Sunday, April 27, 2008

IP takover, IP failover, how it works ...

I've been interested lately in ip failover of Linux/FreeBSD machines, and been taking a look from time to time at HA linux webpage, frankly i didn't find any document how it is done "the right way" or "how it is usually done" ... probably this is due to the fact that i usually pick up the wrong keywords to google for.

Anyway, i decided ill try to understand how it works and maybe implement something that does it, i had the theory that it should work using a ping test and ifconfig for an alias ip on the interfaces that i want them to failover for each other, and i might to reload some services with new configs, anyway, i dont really know, and i decided to start looking at how this could be done, and as usual writing a post over the span of multiple days ... or weeks :)

The quick search on google brought this page which a little old (written in 2003) but made me feel good since it very much described what i thought is the idea behind ip takeover, but with some very important additions, mainly send_arp and that there must be a mechanism to bring things to normal when the other ip starts to respond again.

Fiddling in the net for a while, i found a very nice article/document, probably the best i found so far, you can see it on here on linux-ha.org, it mentions a software called fake, so i quickly searched the packages provided by ubuntu, and found package fake, i installed it (apt-get install fake) and looked up where it resides, i found it in /usr/sbin/fake and it turns out to be a bash script! (YAY) ... having a quick look at it shows that its using the above mentioned send_arp ... its nice when you find consistent information on the net ;)
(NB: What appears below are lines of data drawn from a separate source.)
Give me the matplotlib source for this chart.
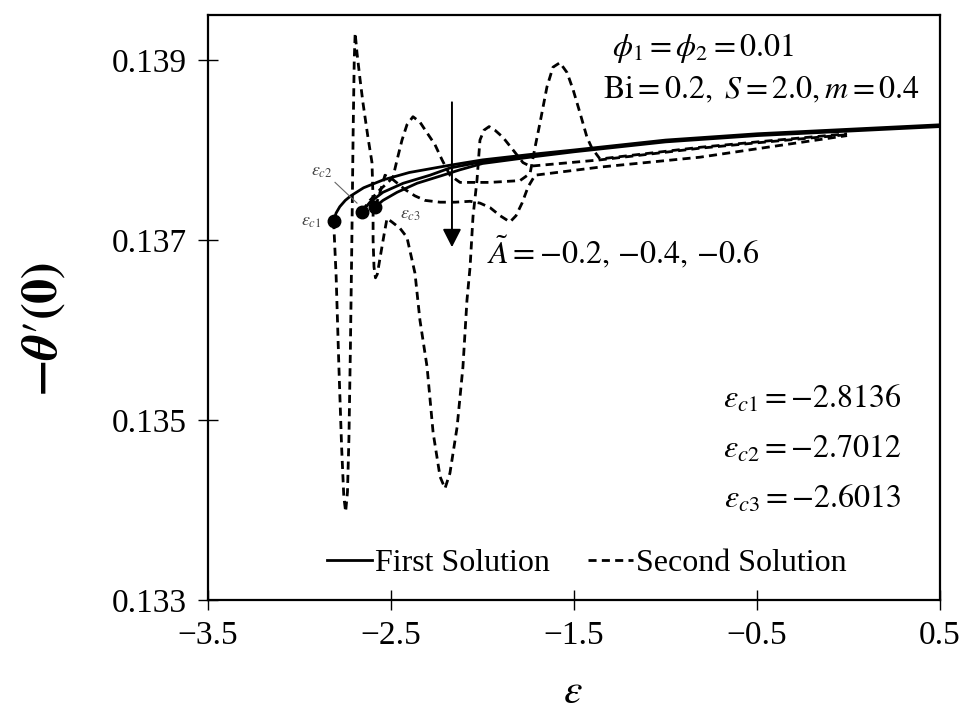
import matplotlib

matplotlib.use("Agg")
import matplotlib.pyplot as plt

plt.rcParams['font.family'] = ['Liberation Serif', 'DejaVu Serif']
plt.rcParams['mathtext.fontset'] = 'stix'

# First solution (three A~ values)
eps_first_1 = [-2.8136, -2.80, -2.78, -2.75, -2.72, -2.65, -2.54, -2.40, -2.18, -2.0, -1.74, -1.5, -1.0, -0.5, 0.0, 0.5]
theta_first_1 = [0.13721, 0.13730, 0.13737, 0.13744, 0.13749, 0.13758, 0.13767, 0.13775, 0.13783, 0.13789,
                 0.13795, 0.13800, 0.13811, 0.13818, 0.13823, 0.13828]
eps_first_2 = [-2.66, -2.615, -2.544, -2.434, -2.287, -2.178, -2.0, -1.74, -1.5, -1.0, -0.5, 0.0, 0.5]
theta_first_2 = [0.13731, 0.13742, 0.13753, 0.13763, 0.13772, 0.13780, 0.13787, 0.13794, 0.13799, 0.13810,
                 0.13817, 0.13822, 0.13827]
eps_first_3 = [-2.585, -2.544, -2.467, -2.358, -2.216, -2.123, -2.0, -1.74, -1.5, -1.0, -0.5, 0.0, 0.5]
theta_first_3 = [0.13737, 0.13744, 0.13753, 0.13763, 0.13772, 0.13778, 0.13785, 0.13792, 0.13798, 0.13809,
                 0.13816, 0.13821, 0.13826]

# Second solution (oscillating branches)
eps_second_1 = [-2.8136, -2.800, -2.785, -2.770, -2.758, -2.748, -2.738, -2.730, -2.722, -2.714, -2.707, -2.701,
                -2.696, -2.686, -2.669, -2.653, -2.626, -2.604, -2.598, -2.598, -2.593, -2.585, -2.575, -2.560,
                -2.538, -2.522, -2.495, -2.451, -2.413, -2.369, -2.342, -2.303, -2.270, -2.232, -2.205, -2.178,
                -2.139, -2.107, -2.085, -2.068, -2.052, -2.030, -2.014, -1.992, -1.964, -1.932, -1.888, -1.833,
                -1.779, -1.740, -1.358, -0.811, -0.445, -0.008]
theta_second_1 = [0.13721, 0.13660, 0.13560, 0.13470, 0.13415, 0.13398, 0.13420, 0.13480, 0.13580, 0.13700,
                  0.13820, 0.13900, 0.13930, 0.13908, 0.13878, 0.13852, 0.13814, 0.13786, 0.13744, 0.13700,
                  0.13670, 0.13658, 0.13662, 0.13680, 0.13706, 0.13724, 0.13720, 0.13713, 0.13703, 0.13663,
                  0.13611, 0.13559, 0.13486, 0.13437, 0.13424, 0.13441, 0.13492, 0.13559, 0.13633, 0.13670,
                  0.13726, 0.13767, 0.13811, 0.13822, 0.13826, 0.13822, 0.13814, 0.13800, 0.13786, 0.13782,
                  0.13789, 0.13802, 0.13809, 0.13817]
eps_second_2 = [-2.66, -2.615, -2.560, -2.516, -2.489, -2.467, -2.440, -2.413, -2.380, -2.342, -2.303, -2.260,
                -2.221, -2.178, -2.123, -1.959, -1.795, -1.740, -1.713, -1.686, -1.648, -1.615, -1.577, -1.538,
                -1.505, -1.467, -1.429, -1.402, -1.358, -0.811, -0.445, -0.008]
theta_second_2 = [0.13732, 0.13744, 0.13756, 0.13764, 0.13770, 0.13789, 0.13811, 0.13828, 0.13837, 0.13831,
                  0.13819, 0.13806, 0.13789, 0.13772, 0.13764, 0.13764, 0.13766, 0.13774, 0.13803, 0.13830,
                  0.13870, 0.13892, 0.13897, 0.13886, 0.13867, 0.13841, 0.13814, 0.13802, 0.13790, 0.13803,
                  0.13810, 0.13818]
eps_second_3 = [-2.585, -2.560, -2.533, -2.489, -2.423, -2.369, -2.314, -2.232, -2.150, -2.068, -2.014, -1.959,
                -1.904, -1.850, -1.817, -1.784, -1.751, -1.713, -1.358, -0.811, -0.445, -0.008]
theta_second_3 = [0.13737, 0.13753, 0.13772, 0.13767, 0.13756, 0.13749, 0.13744, 0.13742, 0.13742, 0.13743,
                  0.13741, 0.13736, 0.13727, 0.13720, 0.13727, 0.13741, 0.13759, 0.13772, 0.13781, 0.13792,
                  0.13803, 0.13816]

# Critical points
eps_crit = [-2.8136, -2.66, -2.585]
theta_crit = [0.13721, 0.13731, 0.13737]
crit_values = ["-2.8136", "-2.7012", "-2.6013"]

x_ticks = [-3.5, -2.5, -1.5, -0.5, 0.5]
y_ticks = [0.133, 0.135, 0.137, 0.139]

fig = plt.figure(figsize=(9.64, 7.10), dpi=100)
ax = fig.add_axes([0.2158, 0.1549, 0.7593, 0.8240])

dash = (0, (2.9, 1.9))
ax.plot(eps_first_1, theta_first_1, color='k', lw=2.0, label='First Solution')
ax.plot(eps_first_2, theta_first_2, color='k', lw=2.0)
ax.plot(eps_first_3, theta_first_3, color='k', lw=2.0)
ax.plot(eps_second_1, theta_second_1, color='k', lw=2.0, ls=dash, label='Second Solution')
ax.plot(eps_second_2, theta_second_2, color='k', lw=2.0, ls=dash)
ax.plot(eps_second_3, theta_second_3, color='k', lw=2.0, ls=dash)
ax.plot(eps_crit, theta_crit, 'o', color='k', ms=9)

ax.set_xlim(-3.5, 0.5)
ax.set_ylim(0.133, 0.1395)
ax.set_xticks(x_ticks)
ax.set_xticklabels([f"{v:g}".replace("-", "\u2212") for v in x_ticks])
ax.set_yticks(y_ticks)
ax.set_yticklabels([f"{v:.3f}" for v in y_ticks])
ax.tick_params(direction='inout', length=14, width=1, labelsize=24)
ax.tick_params(axis='x', pad=8)
ax.tick_params(axis='y', pad=8)
for s in ax.spines.values():
    s.set_linewidth(1.6)

ax.set_xlabel(r'$\varepsilon$', fontsize=30)
ax.xaxis.set_label_coords(0.499, -0.125)
ax.set_ylabel(r"$\mathbf{-}\mathbfit{\theta}\prime\mathbf{(0)}$", fontsize=36)
ax.yaxis.set_label_coords(-0.19, 0.462)

# annotations
ax.text(-1.292, 0.13913, r'$\phi_1=\phi_2=0.01$', fontsize=23, va='center', ha='left')
ax.text(-1.342, 0.13866, r'$\mathrm{Bi}=0.2,\ S=2.0, m=0.4$', fontsize=23, va='center', ha='left')
ax.text(-1.975, 0.13687, r'$\tilde{A}=-0.2,\,{-}0.4,\,{-}0.6$', fontsize=23, va='center', ha='left')
ax.annotate('', xy=(-2.167, 0.13692), xytext=(-2.167, 0.13853),
            arrowprops=dict(arrowstyle='-|>,head_length=0.55,head_width=0.28', color='k', lw=1.4,
                            mutation_scale=20, shrinkA=0, shrinkB=0))

for i, (yv, val) in enumerate(zip([0.13523, 0.13468, 0.13412], crit_values)):
    ax.text(0.292, yv, r'$\varepsilon_{c%d}=%s$' % (i + 1, val), fontsize=23, va='center', ha='right')

ax.text(-2.937, 0.13721, r'$\varepsilon_{c1}$', fontsize=13, color='#444444', ha='center', va='center')
ax.text(-2.877, 0.13776, r'$\varepsilon_{c2}$', fontsize=13, color='#444444', ha='center', va='center')
ax.text(-2.396, 0.13728, r'$\varepsilon_{c3}$', fontsize=13, color='#444444', ha='center', va='center')
ax.plot([-2.806, -2.686], [0.13764, 0.13741], color='#666666', lw=0.8)

ax.legend(loc='center', bbox_to_anchor=(0.518, 0.063), ncol=2, frameon=False, fontsize=23,
          handlelength=1.4, handletextpad=0.1, columnspacing=1.2, borderpad=0)

fig.savefig("out.png", dpi=100)
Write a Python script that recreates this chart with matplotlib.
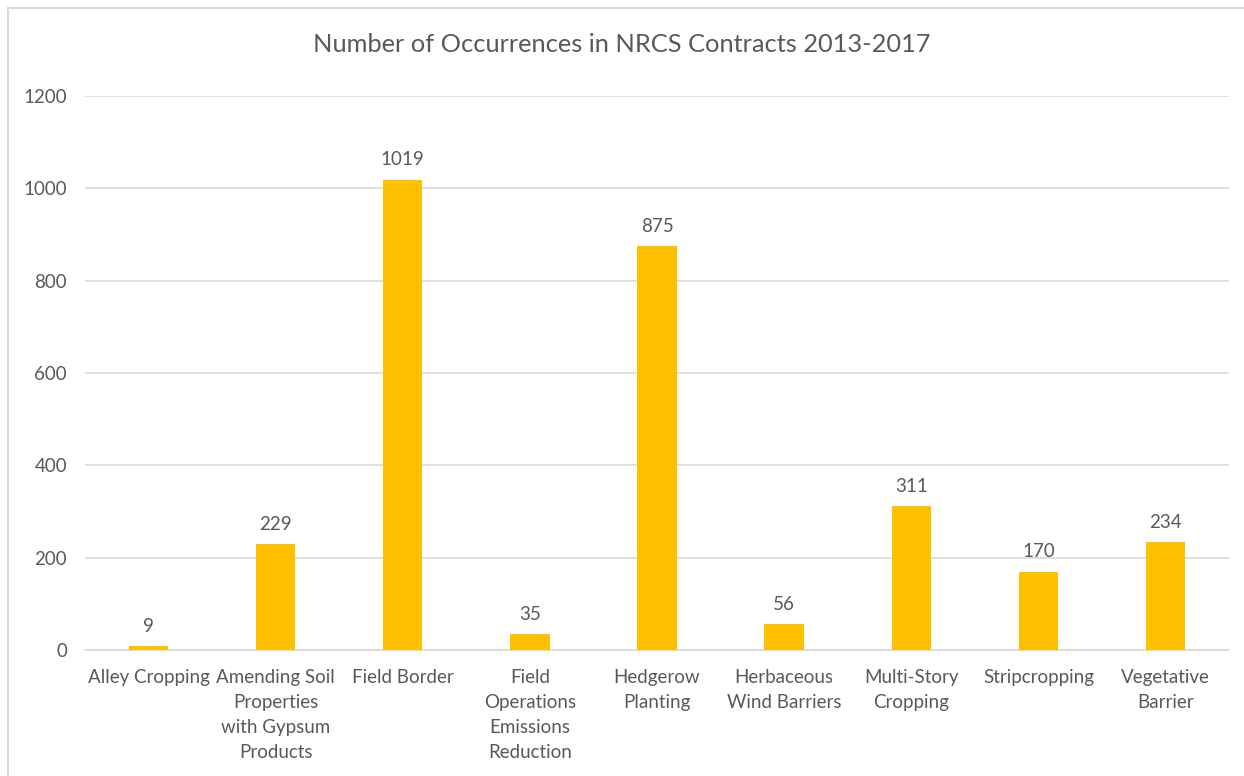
import matplotlib
matplotlib.use("Agg")
import matplotlib.pyplot as plt
from matplotlib.lines import Line2D

categories = ["Alley Cropping", "Amending Soil\nProperties\nwith Gypsum\nProducts", "Field Border",
              "Field\nOperations\nEmissions\nReduction", "Hedgerow\nPlanting", "Herbaceous\nWind Barriers",
              "Multi-Story\nCropping", "Stripcropping", "Vegetative\nBarrier"]
values = [9, 229, 1019, 35, 875, 56, 311, 170, 234]
yticks = [0, 200, 400, 600, 800, 1000, 1200]
title = "Number of Occurrences in NRCS Contracts 2013-2017"

plt.rcParams['font.family'] = ['Lato', 'DejaVu Sans']
txt = "#595959"
fs = 13.5
fig = plt.figure(figsize=(12.44, 7.76), dpi=100)
ax = fig.add_axes([85/1244, 1-650/776, (1229-85)/1244, (650-96)/776])
x = list(range(len(categories)))
ax.bar(x, values, width=0.31, color="#FFC000", zorder=3)
ax.set_xlim(-0.5, len(categories)-0.5)
ax.set_ylim(0, 1200)
ax.set_yticks(yticks)
ax.set_yticklabels([str(t) for t in yticks], fontsize=fs, color=txt)
ax.set_xticks(x)
ax.set_xticklabels(categories, fontsize=fs, color=txt, linespacing=1.55, va="top")
ax.tick_params(axis="both", length=0)
ax.tick_params(axis="y", pad=13)
ax.tick_params(axis="x", pad=14)
ax.grid(axis="y", color="#D9D9D9", linewidth=1.2, zorder=0)
for s in ["top", "right", "left"]:
    ax.spines[s].set_visible(False)
ax.spines["bottom"].set_color("#D9D9D9")
ax.spines["bottom"].set_linewidth(1.2)
for xi, v in zip(x, values):
    ax.annotate(str(v), (xi, v), xytext=(0, 8), textcoords="offset points",
                ha="center", va="bottom", fontsize=fs, color=txt)
fig.text(0.5, 1-45/776, title, ha="center", va="center", fontsize=18.3, color=txt)
fig.add_artist(Line2D([8/1244, 8/1244], [0, 1-8/776], transform=fig.transFigure, color="#D9D9D9", lw=1.5))
fig.add_artist(Line2D([8/1244, 1], [1-8/776, 1-8/776], transform=fig.transFigure, color="#D9D9D9", lw=1.5))
fig.savefig("out.png", dpi=100)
So the basic idea is that you have an ip you wish to keep up, lets say IP 192.168.1.1 ... and you have two boxes, A and B, each will have an IP, lets say A has 192.168.1.10 and B has 192.168.1.20 , what you do is that each box monitors the other box (lets say via ping or arping ..etc), Initially you have 192.168.1.1 on box A along side with 192.168.1.10 , whenever box B stops getting response from box A (on ip 192.168.1.10), it runs ifconfig to acquire 192.168.1.1 ! and additioally any other desired scripts and services, whenever 192.168.1.10 starts responding again (box A is up again, and its the default machine for 192.168.1.1), box B brings 192.168.1.1 down in order to allow box A to respond to requests again ... tada !

No comments: